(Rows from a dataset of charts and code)
[Begin]
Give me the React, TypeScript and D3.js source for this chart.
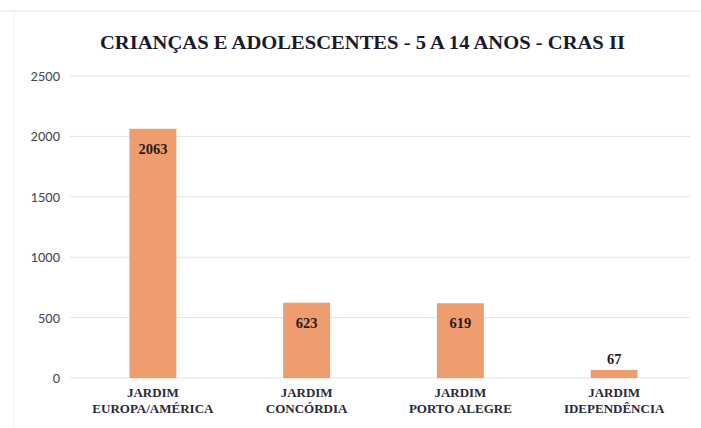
import React from "react";
import * as d3 from "d3";

const categories = [["JARDIM", "EUROPA/AMÉRICA"], ["JARDIM", "CONCÓRDIA"], ["JARDIM", "PORTO ALEGRE"], ["JARDIM", "IDEPENDÊNCIA"]];
const values = [2063, 623, 619, 67];
const yTicks = [0, 500, 1000, 1500, 2000, 2500];
const title = "CRIANÇAS E ADOLESCENTES - 5 A 14 ANOS - CRAS II";

export default function App() {
  const W = 701, H = 428;
  const x = d3.scaleBand<number>().domain(d3.range(values.length)).range([76, 691]).paddingInner(0.695).paddingOuter(0.3475);
  const y = d3.scaleLinear().domain([0, 2500]).range([378, 76]);
  const serif = { fontFamily: "\"Liberation Serif\", \"DejaVu Serif\", serif" };
  const sans = { fontFamily: "Carlito, \"Open Sans\", \"Liberation Sans\", sans-serif" };
  return (
    <svg width={W} height={H} style={{ position: "absolute", left: 0, top: 0 }}>
      <rect x={0} y={0} width={W} height={H} fill="#fff" />
      <line x1={0} x2={W} y1={11} y2={11} stroke="#e6e6e6" strokeWidth={1} />
      <line x1={14} x2={14} y1={11} y2={H} stroke="#f0f0f0" strokeWidth={1} />
      <text x={100} y={49} textAnchor="start" textLength={525} lengthAdjust="spacingAndGlyphs" style={serif} fontWeight="bold" fontSize={19} fill="#1a1a2a">{title}</text>
      {yTicks.map(t => (
        <g key={t}>
          <line x1={70} x2={690} y1={y(t)} y2={y(t)} stroke="#e4e4e4" strokeWidth={1} />
          <text x={60} y={y(t) + 5} textAnchor="end" style={sans} fontSize={14.5} fill="#4a4a4a">{t}</text>
        </g>
      ))}
      {values.map((v, i) => {
        const bx = x(i)!, bw = x.bandwidth();
        const cx = bx + bw / 2;
        const inside = y(0) - y(v) > 30;
        return (
          <g key={i}>
            <rect x={bx} y={y(v)} width={bw} height={y(0) - y(v)} fill="#EF9D6E" />
            <text x={cx} y={inside ? y(v) + 25 : y(v) - 6} textAnchor="middle" style={serif} fontWeight="bold" fontSize={14.5} fill="#2a1a1a">{v}</text>
            {categories[i].map((l, j) => (
              <text key={j} x={cx} y={397 + j * 16} textAnchor="middle" style={serif} fontWeight="bold" fontSize={13} fill="#2a2a3a">{l}</text>
            ))}
          </g>
        );
      })}
    </svg>
  );
}
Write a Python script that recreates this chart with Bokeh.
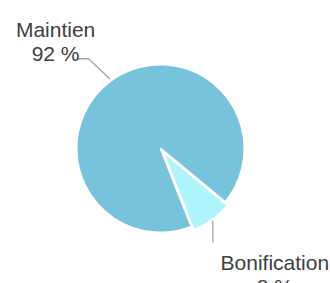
import math
from bokeh.plotting import figure
from bokeh.models import ColumnDataSource
from bokeh.core.properties import value
from bokeh.embed import file_html
from bokeh.resources import INLINE

categories = ["Maintien", "Bonification"]
values = [92, 8]
pct_labels = ["92 %", "8 %"]
colors = ["#77c3db", "#aef5fb"]

W, H = 330, 283
cx, cy, R = 160, 135, 84
start_deg = -39.6
explode = [0, 4]

p = figure(width=W, height=H, x_range=(0, W), y_range=(0, H),
           output_backend="svg", toolbar_location=None, min_border=0)
p.axis.visible = False
p.grid.visible = False
p.outline_line_color = None
p.background_fill_color = "white"

total = sum(values)
starts, ends, mids = [], [], []
a = math.radians(start_deg)
for v in values:
    span = 2 * math.pi * v / total
    starts.append(a)
    ends.append(a + span)
    mids.append(a + span / 2)
    a += span

xs = [cx + e * math.cos(m) for e, m in zip(explode, mids)]
ys = [cy + e * math.sin(m) for e, m in zip(explode, mids)]
src = ColumnDataSource(dict(x=xs, y=ys, s=starts, e=ends, c=colors, cat=categories))
p.wedge(x="x", y="y", radius=R, radius_units="screen", start_angle="s", end_angle="e",
        fill_color="c", line_color="white", line_width=2, source=src)

font = value("Liberation Sans")
lc = "#a3a3a3"
tc = "#404040"

# Maintien connector (goes out to the left)
m = mids[0]
x0 = xs[0] + (R + 2) * math.cos(m); y0 = ys[0] + (R + 2) * math.sin(m)
x1 = xs[0] + 115 * math.cos(math.radians(128.7)); y1 = ys[0] + 115 * math.sin(math.radians(128.7))
p.line([x0, x1, x1 - 11], [y0, y1, y1], line_color=lc, line_width=1.3)
p.text(x=[x1 - 33, x1 - 33], y=[y1 + 29, y1 + 5], text=[categories[0], pct_labels[0]],
       text_font=font, text_font_size="21px", text_color=tc,
       text_align="center", text_baseline="alphabetic")

# Bonification connector (vertical, down)
m = mids[1]
bx = xs[1] + (R + 1) * math.cos(m); by = ys[1] + (R + 1) * math.sin(m)
p.line([bx, bx], [by, by - 22], line_color=lc, line_width=1.3)
p.text(x=[bx + 62, bx + 62], y=[by - 42, by - 66], text=[categories[1], pct_labels[1]],
       text_font=font, text_font_size="21px", text_color=tc,
       text_align="center", text_baseline="alphabetic")

open("out.html", "w").write(file_html(p, INLINE))
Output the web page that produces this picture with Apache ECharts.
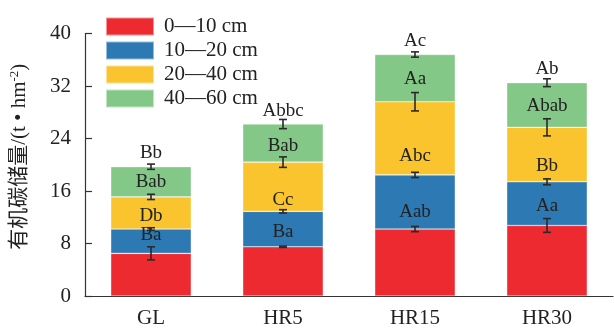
<!DOCTYPE html>
<html><head><meta charset="utf-8">
<script src="https://cdn.jsdelivr.net/npm/echarts@6/dist/echarts.min.js"></script>
<style>html,body{margin:0;padding:0;background:#fff}#c{width:614px;height:329px}</style>
</head><body><div id="c"></div>
<script>
const categories = ['GL', 'HR5', 'HR15', 'HR30'];
const seriesNames = ['0\u201410 cm', '10\u201420 cm', '20\u201440 cm', '40\u201460 cm'];
const d0_10 = [6.5, 7.5, 10.2, 10.75];
const d10_20 = [3.7, 5.4, 8.25, 6.65];
const d20_40 = [4.9, 7.5, 11.15, 8.3];
const d40_60 = [4.6, 5.8, 7.2, 6.8];
const sd0_10 = [1.0, 0.1, 0.4, 1.05];
const sd10_20 = [0.2, 0.25, 0.4, 0.45];
const sd20_40 = [0.4, 0.8, 1.4, 1.3];
const sd40_60 = [0.4, 0.7, 0.4, 0.6];
const lab0_10 = ['', '', '', ''];
const lab10_20 = ['Ba', 'Ba', 'Aab', 'Aa'];
const lab20_40 = ['Db', 'Cc', 'Abc', 'Bb'];
const lab40_60 = ['Bab', 'Bab', 'Aa', 'Abab'];
const labTotal = ['Bb', 'Abbc', 'Ac', 'Ab'];
const yTicks = [0, 8, 16, 24, 32, 40];

// style-only offsets for label placement within segments (px)
const off10_20 = [-6, 3, 10, 2];
const off20_40 = [3, 13, 18, 11];
const off40_60 = [0, 3, 1, 1];

const colors = ['#ee2a31', '#2c79b3', '#fac42e', '#84c887'];
const FONT = '"Liberation Serif", "Times New Roman", "Noto Sans CJK SC", serif';

const values = [d0_10, d10_20, d20_40, d40_60];
const sds = [sd0_10, sd10_20, sd20_40, sd40_60];
const labs = [lab0_10, lab10_20, lab20_40, lab40_60];
const offs = [[0,0,0,0], off10_20, off20_40, off40_60];

const tops = values.map((arr, si) => arr.map((v, i) => {
  let s = 0; for (let k = 0; k <= si; k++) s += values[k][i]; return s;
}));
const totals = tops[3];

const errData = [];
tops.forEach((arr, si) => arr.forEach((t, i) => errData.push([i, t, sds[si][i]])));

const barSeries = values.map((arr, si) => ({
  name: seriesNames[si],
  type: 'bar',
  stack: 'total',
  barWidth: '61%',
  itemStyle: { color: colors[si], borderColor: 'rgba(255,255,255,0.5)', borderWidth: 0.6 },
  data: arr.map((v, i) => ({
    value: v,
    label: {
      show: labs[si][i] !== '',
      formatter: labs[si][i],
      position: 'inside',
      offset: [0, offs[si][i]],
      color: '#222',
      fontSize: 19,
      fontFamily: FONT
    }
  }))
}));

const chart = echarts.init(document.getElementById('c'));
chart.setOption({
  animation: false,
  grid: { left: 82, right: 1, top: 33.5, bottom: 30 },
  legend: {
    orient: 'vertical',
    left: 100, top: 11,
    itemWidth: 48, itemHeight: 18, itemGap: 3,
    icon: 'rect',
    textStyle: { fontSize: 21, fontFamily: FONT, color: '#222', padding: [0, 0, 0, 5] },
    data: seriesNames
  },
  xAxis: {
    type: 'category',
    data: categories,
    axisLine: { lineStyle: { color: '#333', width: 1.2 } },
    axisTick: { show: false },
    axisLabel: { fontSize: 21, fontFamily: FONT, color: '#222', margin: 12 }
  },
  yAxis: {
    type: 'value',
    min: yTicks[0], max: yTicks[yTicks.length - 1], interval: 8,
    name: '有机碳储量/(t • hm{sup|-2})',
    nameLocation: 'middle',
    nameGap: 54,
    nameRotate: 90,
    nameTextStyle: {
      fontSize: 21, fontFamily: FONT, color: '#222', padding: [0, 0, 0, 16],
      rich: { sup: { fontSize: 13, fontFamily: FONT, color: '#222', padding: [0, 0, 10, 0] } }
    },
    splitLine: { show: false },
    axisLine: { show: true, lineStyle: { color: '#333', width: 1.2 } },
    axisTick: { show: true, inside: true, length: 7, lineStyle: { color: '#333', width: 1.2 } },
    axisLabel: { fontSize: 21, fontFamily: FONT, color: '#222', margin: 14 }
  },
  series: barSeries.concat([
    {
      type: 'custom',
      name: 'err',
      z: 10,
      renderItem: function (params, api) {
        const x = api.value(0), y = api.value(1), e = api.value(2);
        const hi = api.coord([x, y + e]);
        const lo = api.coord([x, y - e]);
        const cw = 4;
        const st = { stroke: '#2a2a2a', lineWidth: 1.6 };
        return {
          type: 'group',
          children: [
            { type: 'line', shape: { x1: hi[0], y1: hi[1], x2: lo[0], y2: lo[1] }, style: st },
            { type: 'line', shape: { x1: hi[0] - cw, y1: hi[1], x2: hi[0] + cw, y2: hi[1] }, style: st },
            { type: 'line', shape: { x1: lo[0] - cw, y1: lo[1], x2: lo[0] + cw, y2: lo[1] }, style: st }
          ]
        };
      },
      encode: { x: 0, y: 1 },
      data: errData
    },
    {
      type: 'scatter',
      name: 'tot',
      symbolSize: 0,
      itemStyle: { opacity: 1 },
      data: totals.map((t, i) => [i, t]),
      label: {
        show: true,
        position: 'top',
        distance: 4,
        opacity: 1,
        formatter: p => labTotal[p.dataIndex],
        color: '#222', fontSize: 19, fontFamily: FONT
      }
    }
  ])
});
</script></body></html>
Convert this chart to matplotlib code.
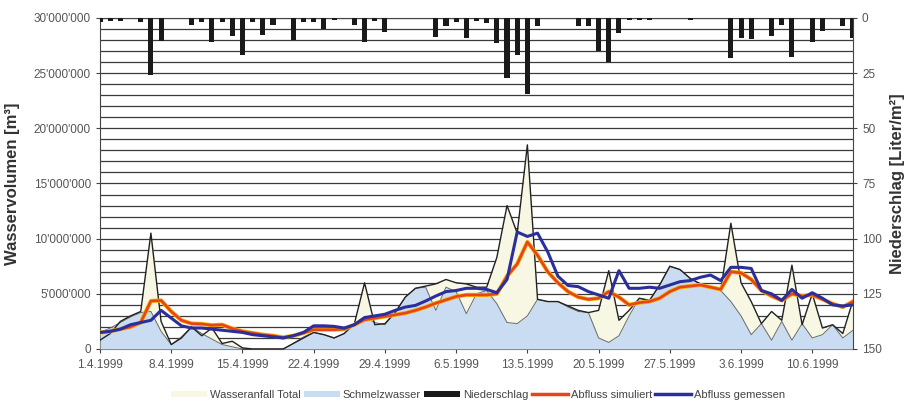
[End]
__Required task__.
The lines from the start of the data through the line that contains "ADOLESCENTES - 5" are to be returned exactly, please, with both ends included and every picture left out.

__Complete output__.
Give me the React, TypeScript and D3.js source for this chart.
import React from "react";
import * as d3 from "d3";

const categories = [["JARDIM", "EUROPA/AMÉRICA"], ["JARDIM", "CONCÓRDIA"], ["JARDIM", "PORTO ALEGRE"], ["JARDIM", "IDEPENDÊNCIA"]];
const values = [2063, 623, 619, 67];
const yTicks = [0, 500, 1000, 1500, 2000, 2500];
const title = "CRIANÇAS E ADOLESCENTES - 5 A 14 ANOS - CRAS II";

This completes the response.